### Dataset rows

□ □ □ □

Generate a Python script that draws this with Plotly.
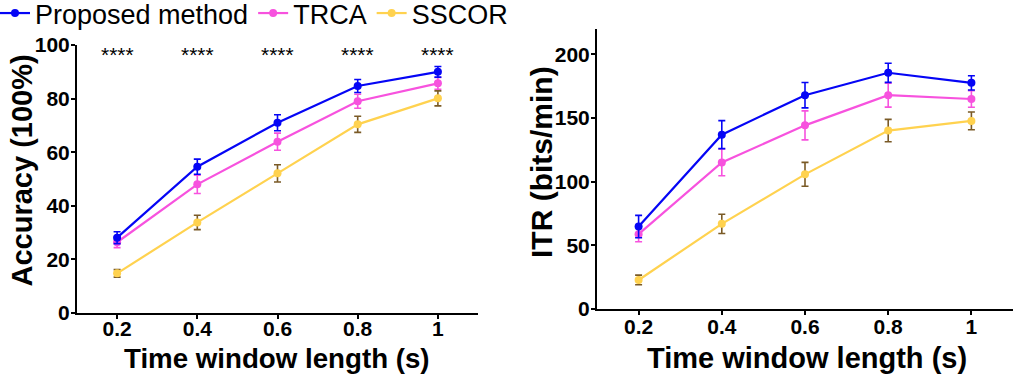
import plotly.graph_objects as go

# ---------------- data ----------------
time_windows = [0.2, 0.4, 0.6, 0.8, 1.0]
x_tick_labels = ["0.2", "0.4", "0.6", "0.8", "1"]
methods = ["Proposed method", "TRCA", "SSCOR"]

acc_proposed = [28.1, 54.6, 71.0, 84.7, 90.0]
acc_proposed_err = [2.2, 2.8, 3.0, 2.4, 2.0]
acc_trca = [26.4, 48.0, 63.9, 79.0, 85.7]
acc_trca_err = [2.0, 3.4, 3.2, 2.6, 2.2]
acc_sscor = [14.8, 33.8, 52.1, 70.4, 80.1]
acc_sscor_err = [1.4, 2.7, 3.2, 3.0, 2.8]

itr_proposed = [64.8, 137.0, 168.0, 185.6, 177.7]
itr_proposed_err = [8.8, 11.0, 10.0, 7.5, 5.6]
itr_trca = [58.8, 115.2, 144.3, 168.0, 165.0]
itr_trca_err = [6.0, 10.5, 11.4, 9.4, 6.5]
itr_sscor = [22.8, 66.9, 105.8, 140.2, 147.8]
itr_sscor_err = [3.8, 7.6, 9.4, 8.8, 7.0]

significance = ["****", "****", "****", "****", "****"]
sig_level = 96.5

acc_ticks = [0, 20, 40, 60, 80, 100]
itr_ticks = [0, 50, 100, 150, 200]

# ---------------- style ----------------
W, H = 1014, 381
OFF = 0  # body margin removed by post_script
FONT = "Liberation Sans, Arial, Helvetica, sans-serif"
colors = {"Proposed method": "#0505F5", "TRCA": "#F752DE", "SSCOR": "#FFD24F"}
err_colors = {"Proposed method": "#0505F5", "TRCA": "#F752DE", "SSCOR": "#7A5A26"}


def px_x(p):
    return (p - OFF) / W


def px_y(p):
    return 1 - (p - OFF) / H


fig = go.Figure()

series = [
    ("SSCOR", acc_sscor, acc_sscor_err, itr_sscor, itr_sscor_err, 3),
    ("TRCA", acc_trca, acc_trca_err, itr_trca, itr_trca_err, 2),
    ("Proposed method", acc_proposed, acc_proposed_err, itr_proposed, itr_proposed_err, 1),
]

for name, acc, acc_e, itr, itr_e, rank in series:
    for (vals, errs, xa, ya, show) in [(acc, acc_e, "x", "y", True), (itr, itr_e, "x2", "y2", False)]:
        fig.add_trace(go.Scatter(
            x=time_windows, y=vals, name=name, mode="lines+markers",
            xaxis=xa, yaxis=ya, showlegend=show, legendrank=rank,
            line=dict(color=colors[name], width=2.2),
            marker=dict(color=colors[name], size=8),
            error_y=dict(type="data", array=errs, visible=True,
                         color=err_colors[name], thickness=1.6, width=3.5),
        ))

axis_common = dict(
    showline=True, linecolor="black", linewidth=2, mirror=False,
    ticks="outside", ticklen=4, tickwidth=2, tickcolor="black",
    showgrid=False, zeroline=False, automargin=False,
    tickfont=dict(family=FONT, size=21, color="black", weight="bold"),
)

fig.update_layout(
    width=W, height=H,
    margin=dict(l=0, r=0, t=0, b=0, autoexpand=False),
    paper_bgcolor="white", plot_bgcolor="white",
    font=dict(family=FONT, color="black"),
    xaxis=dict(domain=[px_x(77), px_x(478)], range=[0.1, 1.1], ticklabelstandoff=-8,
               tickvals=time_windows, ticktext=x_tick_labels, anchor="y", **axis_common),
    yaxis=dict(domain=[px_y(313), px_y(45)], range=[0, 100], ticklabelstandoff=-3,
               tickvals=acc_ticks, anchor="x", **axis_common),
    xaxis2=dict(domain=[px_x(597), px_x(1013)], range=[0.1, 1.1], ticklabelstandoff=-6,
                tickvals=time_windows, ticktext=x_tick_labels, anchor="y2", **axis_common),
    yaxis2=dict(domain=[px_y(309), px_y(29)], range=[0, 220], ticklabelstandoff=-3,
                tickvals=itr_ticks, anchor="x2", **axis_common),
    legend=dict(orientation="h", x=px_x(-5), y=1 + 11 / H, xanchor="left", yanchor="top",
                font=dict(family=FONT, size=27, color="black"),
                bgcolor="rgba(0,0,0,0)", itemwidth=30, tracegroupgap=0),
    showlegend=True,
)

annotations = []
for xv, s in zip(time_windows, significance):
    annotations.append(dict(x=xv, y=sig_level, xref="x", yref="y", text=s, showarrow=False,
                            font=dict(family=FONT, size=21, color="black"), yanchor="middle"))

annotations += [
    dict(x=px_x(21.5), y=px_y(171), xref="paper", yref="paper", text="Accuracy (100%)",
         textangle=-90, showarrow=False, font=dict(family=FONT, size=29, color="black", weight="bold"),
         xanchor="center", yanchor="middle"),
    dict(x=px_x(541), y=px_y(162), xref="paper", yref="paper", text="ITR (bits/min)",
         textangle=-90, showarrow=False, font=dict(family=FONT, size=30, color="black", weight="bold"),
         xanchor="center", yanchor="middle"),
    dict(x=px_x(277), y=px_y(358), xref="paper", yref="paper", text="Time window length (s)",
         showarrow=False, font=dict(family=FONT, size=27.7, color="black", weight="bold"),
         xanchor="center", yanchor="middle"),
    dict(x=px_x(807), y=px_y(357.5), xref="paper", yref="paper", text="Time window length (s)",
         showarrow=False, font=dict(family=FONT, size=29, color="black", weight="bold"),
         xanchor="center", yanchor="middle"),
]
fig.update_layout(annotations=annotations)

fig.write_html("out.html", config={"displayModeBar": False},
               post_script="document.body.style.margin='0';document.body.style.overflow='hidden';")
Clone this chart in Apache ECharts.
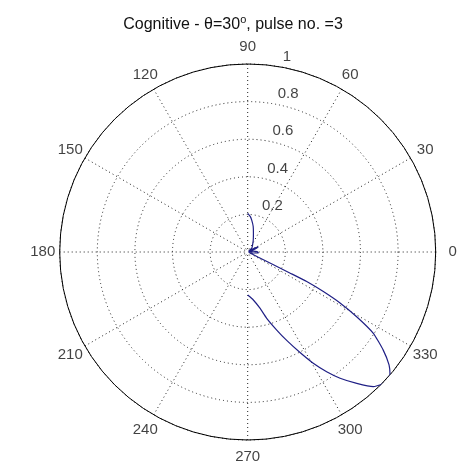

□ □ □ □

### To be done
Write out all the entries again, word for word, and print no images.

### Finished exercise
Generate a Python script that draws this with Plotly.
import plotly.graph_objects as go

# ---------------- data ----------------
time_windows = [0.2, 0.4, 0.6, 0.8, 1.0]
x_tick_labels = ["0.2", "0.4", "0.6", "0.8", "1"]
methods = ["Proposed method", "TRCA", "SSCOR"]

acc_proposed = [28.1, 54.6, 71.0, 84.7, 90.0]
acc_proposed_err = [2.2, 2.8, 3.0, 2.4, 2.0]
acc_trca = [26.4, 48.0, 63.9, 79.0, 85.7]
acc_trca_err = [2.0, 3.4, 3.2, 2.6, 2.2]
acc_sscor = [14.8, 33.8, 52.1, 70.4, 80.1]
acc_sscor_err = [1.4, 2.7, 3.2, 3.0, 2.8]

itr_proposed = [64.8, 137.0, 168.0, 185.6, 177.7]
itr_proposed_err = [8.8, 11.0, 10.0, 7.5, 5.6]
itr_trca = [58.8, 115.2, 144.3, 168.0, 165.0]
itr_trca_err = [6.0, 10.5, 11.4, 9.4, 6.5]
itr_sscor = [22.8, 66.9, 105.8, 140.2, 147.8]
itr_sscor_err = [3.8, 7.6, 9.4, 8.8, 7.0]

significance = ["****", "****", "****", "****", "****"]
sig_level = 96.5

acc_ticks = [0, 20, 40, 60, 80, 100]
itr_ticks = [0, 50, 100, 150, 200]

# ---------------- style ----------------
W, H = 1014, 381
OFF = 0  # body margin removed by post_script
FONT = "Liberation Sans, Arial, Helvetica, sans-serif"
colors = {"Proposed method": "#0505F5", "TRCA": "#F752DE", "SSCOR": "#FFD24F"}
err_colors = {"Proposed method": "#0505F5", "TRCA": "#F752DE", "SSCOR": "#7A5A26"}


def px_x(p):
    return (p - OFF) / W


def px_y(p):
    return 1 - (p - OFF) / H


fig = go.Figure()

series = [
    ("SSCOR", acc_sscor, acc_sscor_err, itr_sscor, itr_sscor_err, 3),
    ("TRCA", acc_trca, acc_trca_err, itr_trca, itr_trca_err, 2),
    ("Proposed method", acc_proposed, acc_proposed_err, itr_proposed, itr_proposed_err, 1),
]

for name, acc, acc_e, itr, itr_e, rank in series:
    for (vals, errs, xa, ya, show) in [(acc, acc_e, "x", "y", True), (itr, itr_e, "x2", "y2", False)]:
        fig.add_trace(go.Scatter(
            x=time_windows, y=vals, name=name, mode="lines+markers",
            xaxis=xa, yaxis=ya, showlegend=show, legendrank=rank,
            line=dict(color=colors[name], width=2.2),
            marker=dict(color=colors[name], size=8),
            error_y=dict(type="data", array=errs, visible=True,
                         color=err_colors[name], thickness=1.6, width=3.5),
        ))

axis_common = dict(
    showline=True, linecolor="black", linewidth=2, mirror=False,
    ticks="outside", ticklen=4, tickwidth=2, tickcolor="black",
    showgrid=False, zeroline=False, automargin=False,
    tickfont=dict(family=FONT, size=21, color="black", weight="bold"),
)

fig.update_layout(
    width=W, height=H,
    margin=dict(l=0, r=0, t=0, b=0, autoexpand=False),
    paper_bgcolor="white", plot_bgcolor="white",
    font=dict(family=FONT, color="black"),
    xaxis=dict(domain=[px_x(77), px_x(478)], range=[0.1, 1.1], ticklabelstandoff=-8,
               tickvals=time_windows, ticktext=x_tick_labels, anchor="y", **axis_common),
    yaxis=dict(domain=[px_y(313), px_y(45)], range=[0, 100], ticklabelstandoff=-3,
               tickvals=acc_ticks, anchor="x", **axis_common),
    xaxis2=dict(domain=[px_x(597), px_x(1013)], range=[0.1, 1.1], ticklabelstandoff=-6,
                tickvals=time_windows, ticktext=x_tick_labels, anchor="y2", **axis_common),
    yaxis2=dict(domain=[px_y(309), px_y(29)], range=[0, 220], ticklabelstandoff=-3,
                tickvals=itr_ticks, anchor="x2", **axis_common),
    legend=dict(orientation="h", x=px_x(-5), y=1 + 11 / H, xanchor="left", yanchor="top",
                font=dict(family=FONT, size=27, color="black"),
                bgcolor="rgba(0,0,0,0)", itemwidth=30, tracegroupgap=0),
    showlegend=True,
)

annotations = []
for xv, s in zip(time_windows, significance):
    annotations.append(dict(x=xv, y=sig_level, xref="x", yref="y", text=s, showarrow=False,
                            font=dict(family=FONT, size=21, color="black"), yanchor="middle"))

annotations += [
    dict(x=px_x(21.5), y=px_y(171), xref="paper", yref="paper", text="Accuracy (100%)",
         textangle=-90, showarrow=False, font=dict(family=FONT, size=29, color="black", weight="bold"),
         xanchor="center", yanchor="middle"),
    dict(x=px_x(541), y=px_y(162), xref="paper", yref="paper", text="ITR (bits/min)",
         textangle=-90, showarrow=False, font=dict(family=FONT, size=30, color="black", weight="bold"),
         xanchor="center", yanchor="middle"),
    dict(x=px_x(277), y=px_y(358), xref="paper", yref="paper", text="Time window length (s)",
         showarrow=False, font=dict(family=FONT, size=27.7, color="black", weight="bold"),
         xanchor="center", yanchor="middle"),
    dict(x=px_x(807), y=px_y(357.5), xref="paper", yref="paper", text="Time window length (s)",
         showarrow=False, font=dict(family=FONT, size=29, color="black", weight="bold"),
         xanchor="center", yanchor="middle"),
]
fig.update_layout(annotations=annotations)

fig.write_html("out.html", config={"displayModeBar": False},
               post_script="document.body.style.margin='0';document.body.style.overflow='hidden';")
Clone this chart in Apache ECharts.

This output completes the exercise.